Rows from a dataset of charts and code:
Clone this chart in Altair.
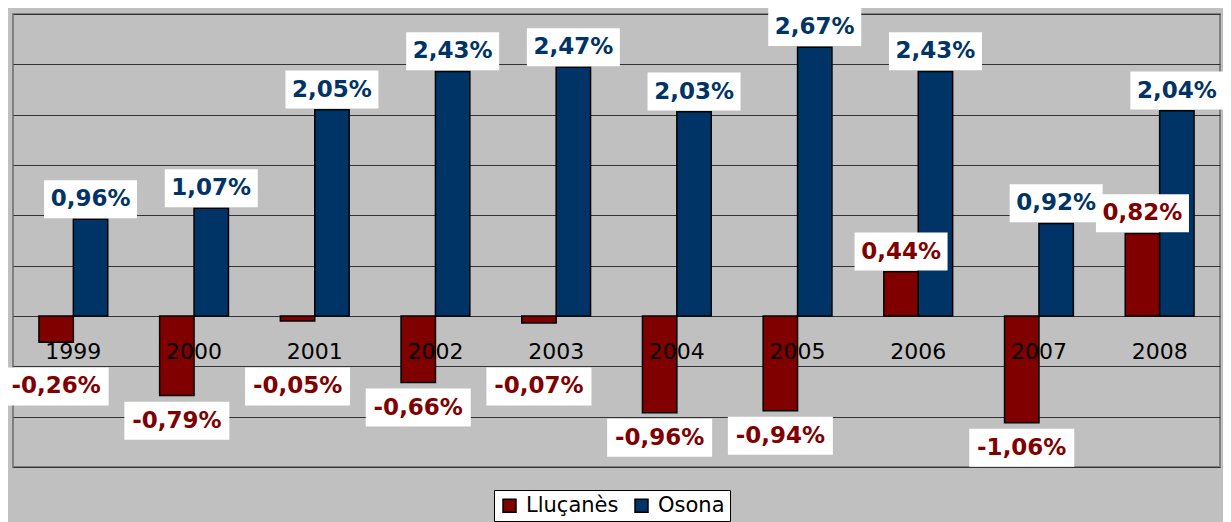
import altair as alt
import pandas as pd
import numpy as np

years = ["1999", "2000", "2001", "2002", "2003", "2004", "2005", "2006", "2007", "2008"]
llucanes = [-0.26, -0.79, -0.05, -0.66, -0.07, -0.96, -0.94, 0.44, -1.06, 0.82]
osona = [0.96, 1.07, 2.05, 2.43, 2.47, 2.03, 2.67, 2.43, 0.92, 2.04]
series = ["Lluçanès", "Osona"]
colors = ["#800000", "#003366"]
y_ticks = [-1.5, -1.0, -0.5, 0.0, 0.5, 1.0, 1.5, 2.0, 2.5, 3.0]

rows = []
for i, yr in enumerate(years):
    for s, vals in zip(series, [llucanes, osona]):
        v = vals[i]
        rows.append(dict(year=yr, series=s, value=v,
                         label=f"{v:.2f}%".replace(".", ",")))
df = pd.DataFrame(rows)
# label anchor: above positive bars, below negative bars (clear of year labels)
df["label_y"] = np.where(df["value"] >= 0, df["value"] + 0.2,
                         np.minimum(df["value"], -0.45) - 0.25)
df["sign"] = np.where(df["value"] >= 0, "pos", "neg")
years_df = pd.DataFrame({"year": years})

FONT = "DejaVu Sans"

xs = alt.X("year:N", scale=alt.Scale(domain=years, paddingInner=0.43, paddingOuter=0.215), axis=None)
xo = alt.XOffset("series:N", scale=alt.Scale(domain=series, paddingInner=0, paddingOuter=0))
yscale = alt.Scale(domain=[-1.5, 3], nice=False, zero=False)

bars = alt.Chart(df).mark_bar(stroke="black", strokeWidth=1.5).encode(
    x=xs,
    xOffset=xo,
    y=alt.Y("value:Q", scale=yscale,
            axis=alt.Axis(values=y_ticks, grid=True, gridColor="#333333", gridWidth=1,
                          labels=False, ticks=False, domain=False, title=None)),
    y2=alt.datum(0),
    color=alt.Color("series:N", scale=alt.Scale(domain=series, range=colors),
                    legend=alt.Legend(orient="none", legendX=481, legendY=476,
                                      direction="horizontal", title=None,
                                      fillColor="white", strokeColor="black",
                                      padding=5, symbolType="square", symbolSize=169,
                                      symbolStrokeColor="black", symbolStrokeWidth=1.5,
                                      labelFontSize=21, labelFont=FONT, labelColor="black",
                                      columnPadding=12, labelOffset=6)),
)

year_text = alt.Chart(years_df).mark_text(
    dy=36, fontSize=22, font=FONT, color="black", baseline="middle"
).encode(
    x=alt.X("year:N", scale=alt.Scale(domain=years, paddingInner=0.43, paddingOuter=0.215), axis=None),
    y=alt.datum(0),
    text="year:N",
)

pos_path = "M-0.93,-0.38 H0.93 V0.38 H-0.93 Z"
neg_path = "M-1.05,-0.38 H1.05 V0.38 H-1.05 Z"

box_pos = alt.Chart(df).transform_filter(alt.datum.sign == "pos").mark_point(
    shape=pos_path, size=10000, filled=True, fill="white", strokeWidth=0, opacity=1
).encode(x=xs, xOffset=xo, y=alt.Y("label_y:Q", scale=yscale))

box_neg = alt.Chart(df).transform_filter(alt.datum.sign == "neg").mark_point(
    shape=neg_path, size=10000, filled=True, fill="white", strokeWidth=0, opacity=1
).encode(x=xs, xOffset=xo, y=alt.Y("label_y:Q", scale=yscale))

labels = alt.Chart(df).mark_text(
    fontSize=23, fontWeight="bold", font=FONT, baseline="middle"
).encode(
    x=xs, xOffset=xo,
    y=alt.Y("label_y:Q", scale=yscale),
    text="label:N",
    color=alt.Color("series:N", scale=alt.Scale(domain=series, range=colors), legend=None),
)

chart = alt.layer(bars, year_text, box_pos, box_neg, labels).properties(
    width=1207, height=453,
    autosize=alt.AutoSizeParams(type="none"),
    padding={"left": 5, "top": 6, "right": 3, "bottom": 55},
    background="#C0C0C0",
).configure_view(
    fill="#C0C0C0", stroke="#808080", strokeWidth=2
)

chart.save("out.html", embed_options={"renderer": "svg", "actions": False})
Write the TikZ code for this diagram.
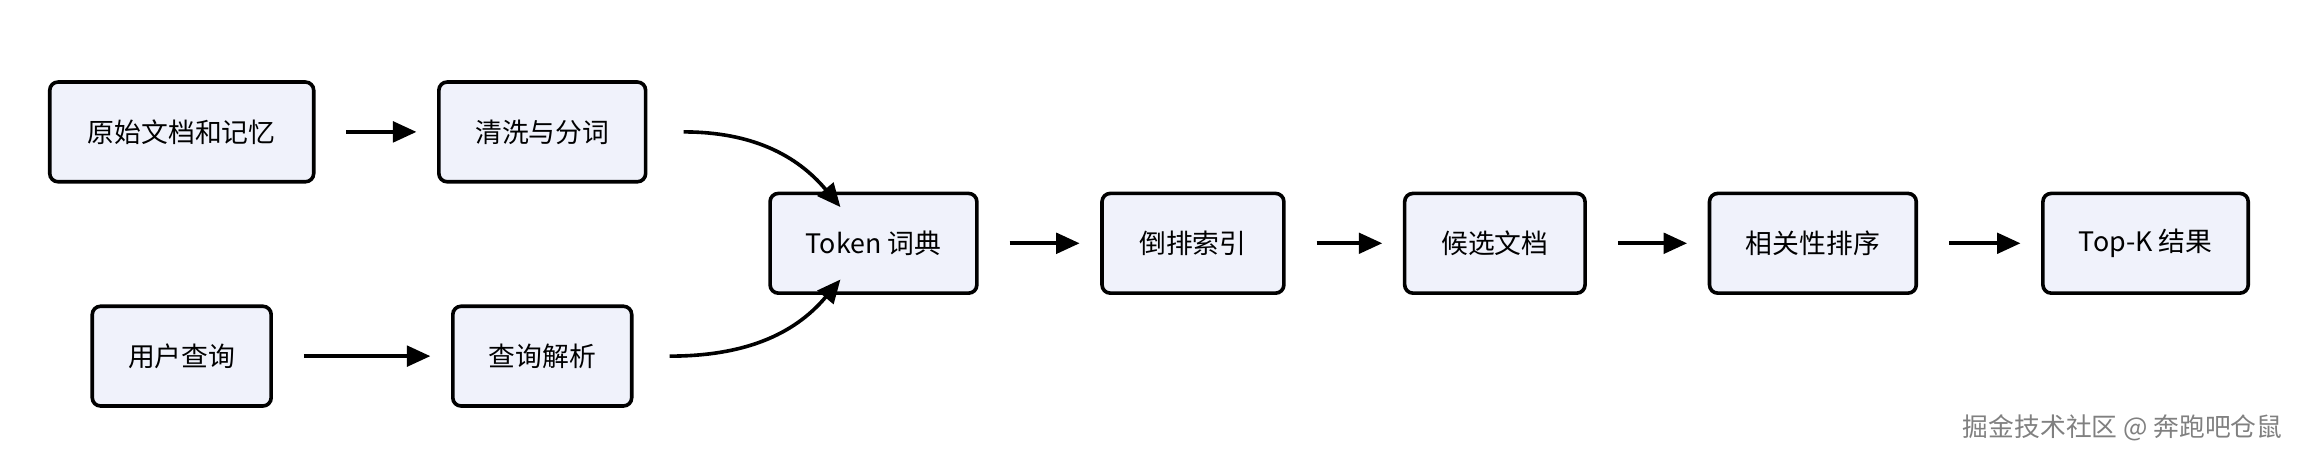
\documentclass[tikz,border=0pt]{standalone}
\usepackage{fontspec}
\setmainfont{Noto Sans CJK SC}
\usetikzlibrary{arrows.meta}

\definecolor{boxfill}{HTML}{F0F2FB}
\tikzset{
	stage/.style={draw=black, line width=0.7pt, rounded corners=1.6pt, fill=boxfill,
		minimum height=0.68cm, font=\fontsize{5.2}{6}\selectfont, inner sep=0pt},
	flow/.style={line width=0.7pt, arrows={-Triangle[length=1.6mm, width=1.4mm]}}
}

\begin{document}
\begin{tikzpicture}[x=0.01cm, y=-0.01cm]
			\useasboundingbox (0,0) rectangle (1568,312);
			
			% upper branch
			\node[stage, minimum width=1.80cm] (docs) at (124,90) {原始文档和记忆};
			\node[stage, minimum width=1.41cm] (clean) at (370,90) {清洗与分词};
			% lower branch
			\node[stage, minimum width=1.22cm] (query) at (124,243) {用户查询};
			\node[stage, minimum width=1.22cm] (parse) at (370,243) {查询解析};
			
			% main chain
			\node[stage, minimum width=1.41cm] (dict) at (596,166) {Token 词典};
			\node[stage, minimum width=1.24cm] (index) at (814,166) {倒排索引};
			\node[stage, minimum width=1.23cm] (cand) at (1020,166) {候选文档};
			\node[stage, minimum width=1.41cm] (rank) at (1237,166) {相关性排序};
			\node[stage, minimum width=1.40cm] (topk) at (1464,166) {Top-K 结果};
			
			%connectors
			\draw[flow] ([xshift=6]docs.east) -- ([xshift=-4]clean.west);
			\draw[flow] ([xshift=6]query.east) -- ([xshift=-4]parse.west);
			\draw[flow] ([xshift=7]clean.east) to[out=0, in=130] ([xshift=14, yshift=-3]dict.north west);
			\draw[flow] ([xshift=7]parse.east) to[out=0, in=-130] ([xshift=14, yshift=3]dict.south west);
			\draw[flow] ([xshift=6]dict.east) -- ([xshift=-4]index.west);
			\draw[flow] ([xshift=6]index.east) -- ([xshift=-4]cand.west);
			\draw[flow] ([xshift=6]cand.east) -- ([xshift=-4]rank.west);
			\draw[flow] ([xshift=6]rank.east) -- ([xshift=-4]topk.west);
			
			% watermark
			\node[anchor=east, text=gray, font=\fontsize{5}{6}\selectfont, inner sep=0pt] (mark) at (1558,292) {掘金技术社区 @ 奔跑吧仓鼠};
\end{tikzpicture}
\end{document}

WHAT THIS TASK INVOLVES: Quote the records in full and exactly; skip any image.

THE COMPLETED TASK:
Clone this chart in Altair.
import altair as alt
import pandas as pd
import numpy as np

years = ["1999", "2000", "2001", "2002", "2003", "2004", "2005", "2006", "2007", "2008"]
llucanes = [-0.26, -0.79, -0.05, -0.66, -0.07, -0.96, -0.94, 0.44, -1.06, 0.82]
osona = [0.96, 1.07, 2.05, 2.43, 2.47, 2.03, 2.67, 2.43, 0.92, 2.04]
series = ["Lluçanès", "Osona"]
colors = ["#800000", "#003366"]
y_ticks = [-1.5, -1.0, -0.5, 0.0, 0.5, 1.0, 1.5, 2.0, 2.5, 3.0]

rows = []
for i, yr in enumerate(years):
    for s, vals in zip(series, [llucanes, osona]):
        v = vals[i]
        rows.append(dict(year=yr, series=s, value=v,
                         label=f"{v:.2f}%".replace(".", ",")))
df = pd.DataFrame(rows)
# label anchor: above positive bars, below negative bars (clear of year labels)
df["label_y"] = np.where(df["value"] >= 0, df["value"] + 0.2,
                         np.minimum(df["value"], -0.45) - 0.25)
df["sign"] = np.where(df["value"] >= 0, "pos", "neg")
years_df = pd.DataFrame({"year": years})

FONT = "DejaVu Sans"

xs = alt.X("year:N", scale=alt.Scale(domain=years, paddingInner=0.43, paddingOuter=0.215), axis=None)
xo = alt.XOffset("series:N", scale=alt.Scale(domain=series, paddingInner=0, paddingOuter=0))
yscale = alt.Scale(domain=[-1.5, 3], nice=False, zero=False)

bars = alt.Chart(df).mark_bar(stroke="black", strokeWidth=1.5).encode(
    x=xs,
    xOffset=xo,
    y=alt.Y("value:Q", scale=yscale,
            axis=alt.Axis(values=y_ticks, grid=True, gridColor="#333333", gridWidth=1,
                          labels=False, ticks=False, domain=False, title=None)),
    y2=alt.datum(0),
    color=alt.Color("series:N", scale=alt.Scale(domain=series, range=colors),
                    legend=alt.Legend(orient="none", legendX=481, legendY=476,
                                      direction="horizontal", title=None,
                                      fillColor="white", strokeColor="black",
                                      padding=5, symbolType="square", symbolSize=169,
                                      symbolStrokeColor="black", symbolStrokeWidth=1.5,
                                      labelFontSize=21, labelFont=FONT, labelColor="black",
                                      columnPadding=12, labelOffset=6)),
)

year_text = alt.Chart(years_df).mark_text(
    dy=36, fontSize=22, font=FONT, color="black", baseline="middle"
).encode(
    x=alt.X("year:N", scale=alt.Scale(domain=years, paddingInner=0.43, paddingOuter=0.215), axis=None),
    y=alt.datum(0),
    text="year:N",
)

pos_path = "M-0.93,-0.38 H0.93 V0.38 H-0.93 Z"
neg_path = "M-1.05,-0.38 H1.05 V0.38 H-1.05 Z"

box_pos = alt.Chart(df).transform_filter(alt.datum.sign == "pos").mark_point(
    shape=pos_path, size=10000, filled=True, fill="white", strokeWidth=0, opacity=1
).encode(x=xs, xOffset=xo, y=alt.Y("label_y:Q", scale=yscale))

box_neg = alt.Chart(df).transform_filter(alt.datum.sign == "neg").mark_point(
    shape=neg_path, size=10000, filled=True, fill="white", strokeWidth=0, opacity=1
).encode(x=xs, xOffset=xo, y=alt.Y("label_y:Q", scale=yscale))

labels = alt.Chart(df).mark_text(
    fontSize=23, fontWeight="bold", font=FONT, baseline="middle"
).encode(
    x=xs, xOffset=xo,
    y=alt.Y("label_y:Q", scale=yscale),
    text="label:N",
    color=alt.Color("series:N", scale=alt.Scale(domain=series, range=colors), legend=None),
)

chart = alt.layer(bars, year_text, box_pos, box_neg, labels).properties(
    width=1207, height=453,
    autosize=alt.AutoSizeParams(type="none"),
    padding={"left": 5, "top": 6, "right": 3, "bottom": 55},
    background="#C0C0C0",
).configure_view(
    fill="#C0C0C0", stroke="#808080", strokeWidth=2
)

chart.save("out.html", embed_options={"renderer": "svg", "actions": False})
Write the TikZ code for this diagram.
\documentclass[tikz,border=0pt]{standalone}
\usepackage{fontspec}
\setmainfont{Noto Sans CJK SC}
\usetikzlibrary{arrows.meta}

\definecolor{boxfill}{HTML}{F0F2FB}
\tikzset{
	stage/.style={draw=black, line width=0.7pt, rounded corners=1.6pt, fill=boxfill,
		minimum height=0.68cm, font=\fontsize{5.2}{6}\selectfont, inner sep=0pt},
	flow/.style={line width=0.7pt, arrows={-Triangle[length=1.6mm, width=1.4mm]}}
}

\begin{document}
\begin{tikzpicture}[x=0.01cm, y=-0.01cm]
			\useasboundingbox (0,0) rectangle (1568,312);
			
			% upper branch
			\node[stage, minimum width=1.80cm] (docs) at (124,90) {原始文档和记忆};
			\node[stage, minimum width=1.41cm] (clean) at (370,90) {清洗与分词};
			% lower branch
			\node[stage, minimum width=1.22cm] (query) at (124,243) {用户查询};
			\node[stage, minimum width=1.22cm] (parse) at (370,243) {查询解析};
			
			% main chain
			\node[stage, minimum width=1.41cm] (dict) at (596,166) {Token 词典};
			\node[stage, minimum width=1.24cm] (index) at (814,166) {倒排索引};
			\node[stage, minimum width=1.23cm] (cand) at (1020,166) {候选文档};
			\node[stage, minimum width=1.41cm] (rank) at (1237,166) {相关性排序};
			\node[stage, minimum width=1.40cm] (topk) at (1464,166) {Top-K 结果};
			
			%connectors
			\draw[flow] ([xshift=6]docs.east) -- ([xshift=-4]clean.west);
			\draw[flow] ([xshift=6]query.east) -- ([xshift=-4]parse.west);
			\draw[flow] ([xshift=7]clean.east) to[out=0, in=130] ([xshift=14, yshift=-3]dict.north west);
			\draw[flow] ([xshift=7]parse.east) to[out=0, in=-130] ([xshift=14, yshift=3]dict.south west);
			\draw[flow] ([xshift=6]dict.east) -- ([xshift=-4]index.west);
			\draw[flow] ([xshift=6]index.east) -- ([xshift=-4]cand.west);
			\draw[flow] ([xshift=6]cand.east) -- ([xshift=-4]rank.west);
			\draw[flow] ([xshift=6]rank.east) -- ([xshift=-4]topk.west);
			
			% watermark
			\node[anchor=east, text=gray, font=\fontsize{5}{6}\selectfont, inner sep=0pt] (mark) at (1558,292) {掘金技术社区 @ 奔跑吧仓鼠};
\end{tikzpicture}
\end{document}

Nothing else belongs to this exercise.